- **Your goal**:
Your copy of the material below should match it exactly, except that it holds no pictures.

- **Data block**:
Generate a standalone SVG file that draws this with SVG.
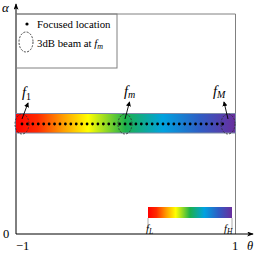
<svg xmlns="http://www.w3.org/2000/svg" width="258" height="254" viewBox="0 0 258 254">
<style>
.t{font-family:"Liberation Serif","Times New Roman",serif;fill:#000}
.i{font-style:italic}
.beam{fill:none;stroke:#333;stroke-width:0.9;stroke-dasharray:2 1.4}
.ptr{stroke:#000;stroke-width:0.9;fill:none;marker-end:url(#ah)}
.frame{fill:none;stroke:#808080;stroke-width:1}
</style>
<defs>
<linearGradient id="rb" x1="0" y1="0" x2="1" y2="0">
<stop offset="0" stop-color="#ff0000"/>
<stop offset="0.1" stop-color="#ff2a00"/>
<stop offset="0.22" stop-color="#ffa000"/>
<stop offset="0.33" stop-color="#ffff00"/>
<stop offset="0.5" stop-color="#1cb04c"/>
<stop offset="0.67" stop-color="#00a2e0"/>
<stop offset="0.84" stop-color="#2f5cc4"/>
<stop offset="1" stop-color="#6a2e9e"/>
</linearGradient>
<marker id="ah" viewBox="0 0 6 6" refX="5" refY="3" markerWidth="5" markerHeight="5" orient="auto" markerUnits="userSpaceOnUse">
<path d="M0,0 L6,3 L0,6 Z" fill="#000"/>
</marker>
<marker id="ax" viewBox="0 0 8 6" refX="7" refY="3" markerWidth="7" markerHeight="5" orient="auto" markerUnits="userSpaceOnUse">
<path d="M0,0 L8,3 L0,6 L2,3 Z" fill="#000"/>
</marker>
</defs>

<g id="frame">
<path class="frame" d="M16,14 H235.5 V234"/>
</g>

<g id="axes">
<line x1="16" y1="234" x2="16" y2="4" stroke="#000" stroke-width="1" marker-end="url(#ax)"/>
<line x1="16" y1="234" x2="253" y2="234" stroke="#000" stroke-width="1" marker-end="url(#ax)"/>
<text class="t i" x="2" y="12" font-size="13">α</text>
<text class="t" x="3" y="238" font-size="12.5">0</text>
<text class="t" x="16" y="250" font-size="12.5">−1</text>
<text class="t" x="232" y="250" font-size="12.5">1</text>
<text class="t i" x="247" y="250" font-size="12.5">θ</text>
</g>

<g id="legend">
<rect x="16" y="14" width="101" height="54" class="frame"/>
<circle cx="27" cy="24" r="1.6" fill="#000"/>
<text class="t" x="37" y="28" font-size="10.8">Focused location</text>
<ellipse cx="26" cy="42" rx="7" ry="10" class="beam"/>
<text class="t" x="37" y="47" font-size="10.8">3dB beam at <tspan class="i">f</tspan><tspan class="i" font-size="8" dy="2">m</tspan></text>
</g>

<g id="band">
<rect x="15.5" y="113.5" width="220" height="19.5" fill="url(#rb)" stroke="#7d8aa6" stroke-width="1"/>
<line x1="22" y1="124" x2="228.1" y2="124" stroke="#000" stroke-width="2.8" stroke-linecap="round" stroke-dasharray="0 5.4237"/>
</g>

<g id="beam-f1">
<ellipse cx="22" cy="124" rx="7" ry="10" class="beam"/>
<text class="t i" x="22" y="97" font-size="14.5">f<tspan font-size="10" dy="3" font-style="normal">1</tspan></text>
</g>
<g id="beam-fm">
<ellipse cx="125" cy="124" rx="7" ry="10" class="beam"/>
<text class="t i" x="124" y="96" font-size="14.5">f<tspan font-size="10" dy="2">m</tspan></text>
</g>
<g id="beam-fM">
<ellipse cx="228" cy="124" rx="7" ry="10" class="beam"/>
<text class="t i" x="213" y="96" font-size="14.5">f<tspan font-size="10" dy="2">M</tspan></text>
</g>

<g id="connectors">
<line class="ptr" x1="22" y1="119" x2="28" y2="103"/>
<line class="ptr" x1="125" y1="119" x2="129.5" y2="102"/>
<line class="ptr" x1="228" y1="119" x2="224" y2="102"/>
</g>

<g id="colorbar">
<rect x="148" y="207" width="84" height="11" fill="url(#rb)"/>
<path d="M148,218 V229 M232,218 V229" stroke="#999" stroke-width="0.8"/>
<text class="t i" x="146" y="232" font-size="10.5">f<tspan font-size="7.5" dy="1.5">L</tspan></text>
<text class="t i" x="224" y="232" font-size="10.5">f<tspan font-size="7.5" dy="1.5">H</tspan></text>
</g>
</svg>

- **Expected output**:
Generate a standalone SVG file that draws this with SVG.
<svg xmlns="http://www.w3.org/2000/svg" width="258" height="254" viewBox="0 0 258 254">
<style>
.t{font-family:"Liberation Serif","Times New Roman",serif;fill:#000}
.i{font-style:italic}
.beam{fill:none;stroke:#333;stroke-width:0.9;stroke-dasharray:2 1.4}
.ptr{stroke:#000;stroke-width:0.9;fill:none;marker-end:url(#ah)}
.frame{fill:none;stroke:#808080;stroke-width:1}
</style>
<defs>
<linearGradient id="rb" x1="0" y1="0" x2="1" y2="0">
<stop offset="0" stop-color="#ff0000"/>
<stop offset="0.1" stop-color="#ff2a00"/>
<stop offset="0.22" stop-color="#ffa000"/>
<stop offset="0.33" stop-color="#ffff00"/>
<stop offset="0.5" stop-color="#1cb04c"/>
<stop offset="0.67" stop-color="#00a2e0"/>
<stop offset="0.84" stop-color="#2f5cc4"/>
<stop offset="1" stop-color="#6a2e9e"/>
</linearGradient>
<marker id="ah" viewBox="0 0 6 6" refX="5" refY="3" markerWidth="5" markerHeight="5" orient="auto" markerUnits="userSpaceOnUse">
<path d="M0,0 L6,3 L0,6 Z" fill="#000"/>
</marker>
<marker id="ax" viewBox="0 0 8 6" refX="7" refY="3" markerWidth="7" markerHeight="5" orient="auto" markerUnits="userSpaceOnUse">
<path d="M0,0 L8,3 L0,6 L2,3 Z" fill="#000"/>
</marker>
</defs>

<g id="frame">
<path class="frame" d="M16,14 H235.5 V234"/>
</g>

<g id="axes">
<line x1="16" y1="234" x2="16" y2="4" stroke="#000" stroke-width="1" marker-end="url(#ax)"/>
<line x1="16" y1="234" x2="253" y2="234" stroke="#000" stroke-width="1" marker-end="url(#ax)"/>
<text class="t i" x="2" y="12" font-size="13">α</text>
<text class="t" x="3" y="238" font-size="12.5">0</text>
<text class="t" x="16" y="250" font-size="12.5">−1</text>
<text class="t" x="232" y="250" font-size="12.5">1</text>
<text class="t i" x="247" y="250" font-size="12.5">θ</text>
</g>

<g id="legend">
<rect x="16" y="14" width="101" height="54" class="frame"/>
<circle cx="27" cy="24" r="1.6" fill="#000"/>
<text class="t" x="37" y="28" font-size="10.8">Focused location</text>
<ellipse cx="26" cy="42" rx="7" ry="10" class="beam"/>
<text class="t" x="37" y="47" font-size="10.8">3dB beam at <tspan class="i">f</tspan><tspan class="i" font-size="8" dy="2">m</tspan></text>
</g>

<g id="band">
<rect x="15.5" y="113.5" width="220" height="19.5" fill="url(#rb)" stroke="#7d8aa6" stroke-width="1"/>
<line x1="22" y1="124" x2="228.1" y2="124" stroke="#000" stroke-width="2.8" stroke-linecap="round" stroke-dasharray="0 5.4237"/>
</g>

<g id="beam-f1">
<ellipse cx="22" cy="124" rx="7" ry="10" class="beam"/>
<text class="t i" x="22" y="97" font-size="14.5">f<tspan font-size="10" dy="3" font-style="normal">1</tspan></text>
</g>
<g id="beam-fm">
<ellipse cx="125" cy="124" rx="7" ry="10" class="beam"/>
<text class="t i" x="124" y="96" font-size="14.5">f<tspan font-size="10" dy="2">m</tspan></text>
</g>
<g id="beam-fM">
<ellipse cx="228" cy="124" rx="7" ry="10" class="beam"/>
<text class="t i" x="213" y="96" font-size="14.5">f<tspan font-size="10" dy="2">M</tspan></text>
</g>

<g id="connectors">
<line class="ptr" x1="22" y1="119" x2="28" y2="103"/>
<line class="ptr" x1="125" y1="119" x2="129.5" y2="102"/>
<line class="ptr" x1="228" y1="119" x2="224" y2="102"/>
</g>

<g id="colorbar">
<rect x="148" y="207" width="84" height="11" fill="url(#rb)"/>
<path d="M148,218 V229 M232,218 V229" stroke="#999" stroke-width="0.8"/>
<text class="t i" x="146" y="232" font-size="10.5">f<tspan font-size="7.5" dy="1.5">L</tspan></text>
<text class="t i" x="224" y="232" font-size="10.5">f<tspan font-size="7.5" dy="1.5">H</tspan></text>
</g>
</svg>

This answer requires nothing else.